Let us be clear; this is an Anglican writing in a Catholic journal about the Catholic Church. I do not deny that there may be some—a few—Catholics who would applaud his words, but for sheer unecumenical jingoistic cheek this takes some beating!

Apparently, every Christian for one thousand nine hundred and fifty years has been deluded by stubborn prejudice or fear, or is a nutcase. Now, it appears, magically as from a deus ex machina, the truth has descended on this privileged group, and it is WE who are the nuts, our views held by the majority of Christendom still and the same throughout all our history, we who have no theology, no ecclesiology, but are simply screwballs!

Here we are, back in the sixteenth century; a new innovation that appears to override all other considerations in the Gospel, a 'truth' that overrides all other doctrines and marginalizes them.
Women can be priests, and those who say that they cannot are stupid, or don't know any theology, or are mad.
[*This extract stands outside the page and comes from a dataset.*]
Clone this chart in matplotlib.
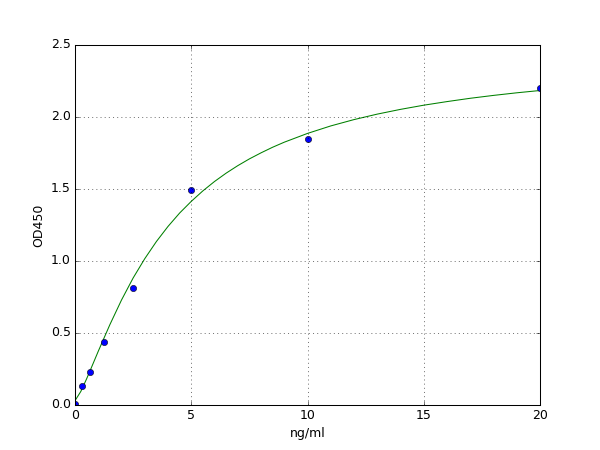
import matplotlib
matplotlib.use("Agg")
import matplotlib.pyplot as plt

# standard points (ng/ml, OD450)
conc = [0, 0.3125, 0.625, 1.25, 2.5, 5, 10, 20]
od = [0.01, 0.13, 0.23, 0.44, 0.81, 1.49, 1.85, 2.20]

# fitted curve
fit_x = [0, 0.25, 0.5, 0.75, 1, 1.5, 2, 2.5, 3, 3.5, 4, 4.5, 5, 5.5, 6, 6.5,
         7, 7.5, 8, 8.5, 9, 10, 11, 12, 13, 14, 15, 16, 17, 18, 19, 20]
fit_y = [0.03, 0.094, 0.182, 0.277, 0.373, 0.558, 0.729, 0.882, 1.016, 1.135,
         1.24, 1.333, 1.414, 1.487, 1.552, 1.61, 1.662, 1.709, 1.751, 1.79,
         1.825, 1.886, 1.938, 1.982, 2.02, 2.053, 2.082, 2.107, 2.13, 2.15,
         2.168, 2.184]


def main():
    plt.style.use("classic")
    fig = plt.figure(figsize=(8, 6), dpi=75)
    ax = fig.add_subplot(111)
    ax.plot(fit_x, fit_y, "g-")
    ax.plot(conc, od, "bo")
    ax.set_xlim(0, 20)
    ax.set_ylim(0, 2.5)
    ax.set_xlabel("ng/ml")
    ax.set_ylabel("OD450")
    ax.grid(True)
    fig.savefig("out.png", dpi=75, facecolor="white")


if __name__ == "__main__":
    main()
I'd write more, but I must go to Benediction.

Friday 4 December 2009

Retirement: Archbishop Kevin McDonald

At the seminary this morning, in between my two hour-long lectures (to the same class, poor chaps), a notice was posted announcing the resignation of the Most Reverend Kevin McDonald, the Archbishop of Southwark, by reason of his continuing ill health. We wish him a happy retirement, and greatly improved health.